I knew it would be the hardest thing I ever did to let it all go and live out on the shore in California, homeless out of the expedition, Sarahs take on camping. But I call it what it was.. I was homeless. And just hit rock bottom. But hitting rock bottom got me the best vacation I had ever had in my poor life. I had no money. No vehicle and no nothing but I ran. I ran away and never looked back. The further I got, the better I felt. THe better I felt the more I sang. The more I sang the happier I got. Yeah my mom still hates me because I stole her bingo money but she hated me before I was born. She hated me after I was born. My mother just hates me and everyone knows it.

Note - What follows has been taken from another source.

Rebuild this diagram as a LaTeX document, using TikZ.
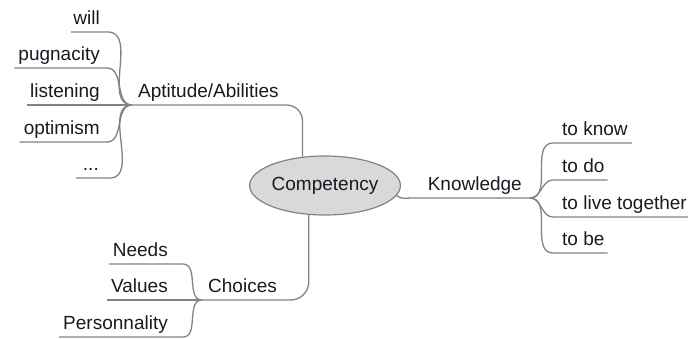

Yesterday I left their house and I never have to go back ever again. I never have to be abused or harmed ever again. Yesterday the further I got away the more I cried the more I cried the less I hated my life. The burden of being shamed and made to look like a mentally ill person by someone who just hates me and has no love for me at all and wants people to think horrid lies is over. I never have to speak to that person, see that person or hear that person tell me to kill myself ever again. That person will never make the Maricopa police department believe that she is abused by her family when in fact she is the abuser. She has treated to kill me four time now and no one has taken this seriously. I talk about it against my wishes and I’d isnt want to say anything but I have been so beat down by my family and their lies and their fake stories about me that I just cant take it anymore. I am sad and I am tired and I just want to be happy. Ill never be happy if I dont leave now.
LIfe is so complicated but it doesnt have to be. The hurt and pain of the loss of my family will ease in time. The hopes of my sister actually including me for once will end and the thoughts of my parents being there when I get married will fade away. But what will never go away is the names they call me, the words they say to me, the anger they fester in my soul and heart and the words they force out of my mouth. That is not who I am. I am not that person anymore. I am doing so well but there are people who want me to fail and for now and the rest of my life I will never let them make me feel like a failure ever again. I did more than any of them ever did in their lives educationally, career and life wise. I have traveled the world, been to Super Bowl, partied with celebrities and athletes, I saved lives by busting my butt to raise money for Anquan Boldin’s hometown of Pahokee to give those kids a chance at life. I watched the difference I have made in the lives of so many. I raised over $5,000,0000 for charity. I had an NFL player steal $10,000 from me at Super Bowl in Dallas. I had clients just basically not pay me, steal all the money and go buy a dog instead of her chemo treatments. I mean the stories I could tell the things I could share but I have remained quiet and humble and sad.
Sad because people think its ok to lie. I never did drugs in my life until I smoked marijuana to save my life. I have been labeled a drug addict for using marijuana to save my life. I have been told to kill myself, just overdose and do it she would say. I mean the words, the things said I don’t deserve it just like she doesn’t deserve the things I say to her. But she knows she’s my trigger. She’s my really awful trigger and I cant avoid it at all. I just cant. No matter how much medication I am on or how much I try I just cant avoid telling her how I feel about her in raw, unkind, harsh words. But I am not tolerating the abuse and the lies and the evilness anymore. It’s done. It’s over. And I get to restart my life again.
I love all of you for letting me share my story. It’s been so incredible to be able to be free and open about my life. It truly is. I hope when you have lost all hope you remember my story. The girl who had the life and lost it all because of the abuse she endured her entire life allowed a genetic illness to kill her body. No more abuse hopefully means no more destruction. I have an amazing team in place thanks to my father and my boyfriend and next week I can start paying for my own treatments on my own again!!! It will be the best feeling in the world to have my own money again!!!
I hope you all have a great evening and take care of yourselves.